[Collected material]
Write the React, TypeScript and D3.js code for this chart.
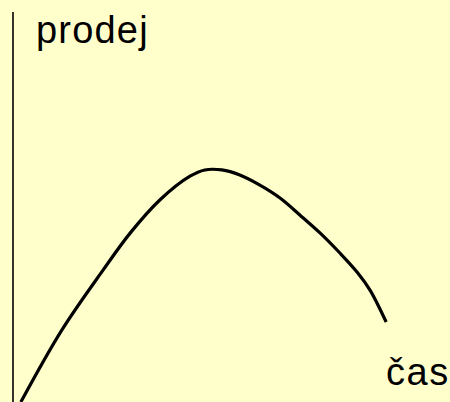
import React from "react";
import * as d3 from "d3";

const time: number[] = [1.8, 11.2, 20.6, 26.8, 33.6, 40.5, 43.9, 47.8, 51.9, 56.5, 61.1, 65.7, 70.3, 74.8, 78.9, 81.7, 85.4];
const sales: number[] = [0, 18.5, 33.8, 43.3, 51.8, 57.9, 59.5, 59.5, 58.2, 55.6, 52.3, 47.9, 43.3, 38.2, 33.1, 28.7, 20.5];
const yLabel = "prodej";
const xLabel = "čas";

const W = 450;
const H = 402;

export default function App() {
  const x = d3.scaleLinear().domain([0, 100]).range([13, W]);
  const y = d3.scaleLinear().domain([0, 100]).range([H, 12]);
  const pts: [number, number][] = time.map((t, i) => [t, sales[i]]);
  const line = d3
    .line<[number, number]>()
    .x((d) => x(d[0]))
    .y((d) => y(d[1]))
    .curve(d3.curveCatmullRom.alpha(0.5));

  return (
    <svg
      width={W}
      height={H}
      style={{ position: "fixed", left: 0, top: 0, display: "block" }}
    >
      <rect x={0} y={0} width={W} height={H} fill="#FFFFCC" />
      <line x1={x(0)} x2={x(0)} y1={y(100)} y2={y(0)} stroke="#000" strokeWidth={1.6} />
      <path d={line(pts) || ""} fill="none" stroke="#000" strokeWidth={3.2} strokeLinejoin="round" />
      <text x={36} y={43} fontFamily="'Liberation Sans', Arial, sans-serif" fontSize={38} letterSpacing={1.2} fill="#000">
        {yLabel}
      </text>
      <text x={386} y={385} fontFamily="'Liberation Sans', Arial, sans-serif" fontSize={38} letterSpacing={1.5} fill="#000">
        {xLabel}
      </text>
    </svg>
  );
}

[Stated goal] Leave out the pictures and print every line of the data exactly.

[Response to the exercise]
Write the React, TypeScript and D3.js code for this chart.
import React from "react";
import * as d3 from "d3";

const time: number[] = [1.8, 11.2, 20.6, 26.8, 33.6, 40.5, 43.9, 47.8, 51.9, 56.5, 61.1, 65.7, 70.3, 74.8, 78.9, 81.7, 85.4];
const sales: number[] = [0, 18.5, 33.8, 43.3, 51.8, 57.9, 59.5, 59.5, 58.2, 55.6, 52.3, 47.9, 43.3, 38.2, 33.1, 28.7, 20.5];
const yLabel = "prodej";
const xLabel = "čas";

const W = 450;
const H = 402;

export default function App() {
  const x = d3.scaleLinear().domain([0, 100]).range([13, W]);
  const y = d3.scaleLinear().domain([0, 100]).range([H, 12]);
  const pts: [number, number][] = time.map((t, i) => [t, sales[i]]);
  const line = d3
    .line<[number, number]>()
    .x((d) => x(d[0]))
    .y((d) => y(d[1]))
    .curve(d3.curveCatmullRom.alpha(0.5));

  return (
    <svg
      width={W}
      height={H}
      style={{ position: "fixed", left: 0, top: 0, display: "block" }}
    >
      <rect x={0} y={0} width={W} height={H} fill="#FFFFCC" />
      <line x1={x(0)} x2={x(0)} y1={y(100)} y2={y(0)} stroke="#000" strokeWidth={1.6} />
      <path d={line(pts) || ""} fill="none" stroke="#000" strokeWidth={3.2} strokeLinejoin="round" />
      <text x={36} y={43} fontFamily="'Liberation Sans', Arial, sans-serif" fontSize={38} letterSpacing={1.2} fill="#000">
        {yLabel}
      </text>
      <text x={386} y={385} fontFamily="'Liberation Sans', Arial, sans-serif" fontSize={38} letterSpacing={1.5} fill="#000">
        {xLabel}
      </text>
    </svg>
  );
}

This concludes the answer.